Oxford Reads for Rushdie is a public event held by the Bodleian Libraries in support of the novelist Salman Rushdie. It featured prominent figures from the literary world, alongside students from the University of Oxford, reading from Rushdie's works.
The event was held at the Weston Library in solidarity with Salman Rushdie, who survived an assassination attempt in August 2022. In partnership with English PEN, it followed an event at the New York Public Library organised with PEN America, held immediately after Rushdie was attacked, and an evening of solidarity organised by English PEN and others at the British Library in October.
The one-hour event was hosted by Richard Ovenden OBE, Bodley’s Librarian at Oxford University. Readers included literary giants such as Zadie Smith, Ian McEwan, Lisa Appignanesi, and Phillip Pullman, and co-hosts Professors Dame Marina Warner and Dame Hermione Lee, as well as Oxford University students.
Watch the livestream of the event on YouTube
Oxford Reads for Rushdie is the brain-child of Richard Ovenden, Professor Dame Hermione Lee, Emeritus Professor of English Literature at Oxford University, and Professor Dame Marina Warner, Distinguished Fellow of All Souls College at Oxford University and Professor of English and Creative Writing at Birkbeck College London. In hosting the event, the trio wanted to publicly mark both the Bodleian's and the University’s longstanding commitment to protecting academic freedom of expression.

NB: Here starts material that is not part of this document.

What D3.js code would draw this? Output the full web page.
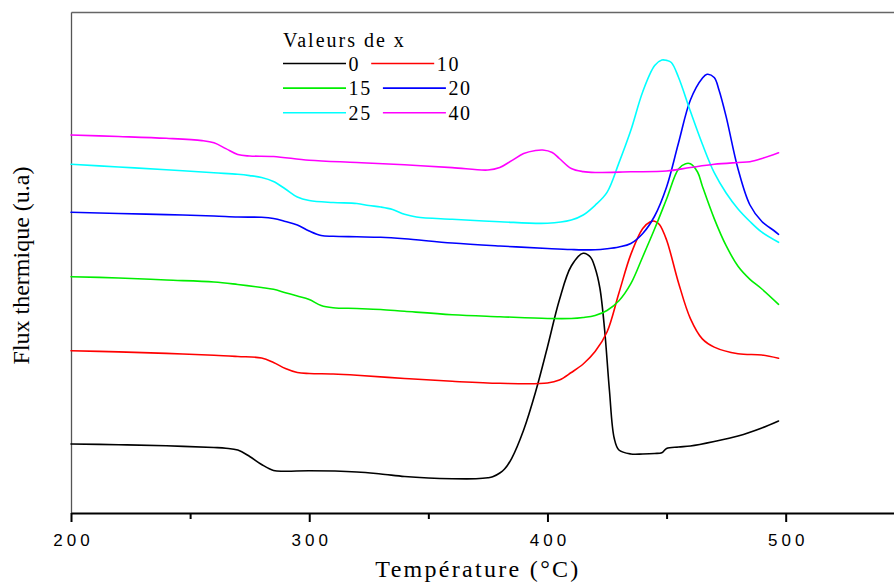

The Bodleian has a proud tradition of supporting freedom of expression. In the 1660s and the 1670s, when the works of John Milton were banned by Royal Proclamation and all copies were ordered to be burned, Bodley’s Librarian refused to surrender a special copy of his works – which had been presented to the library by the poet. We stand firmly with Salman Rushdie today in the wake of this horrific attack. We are proud to protect the freedoms of all writers, who are fighting to protect their right to write and publish whatever they want to, and in turn, those of readers, who have the right to read and hear them.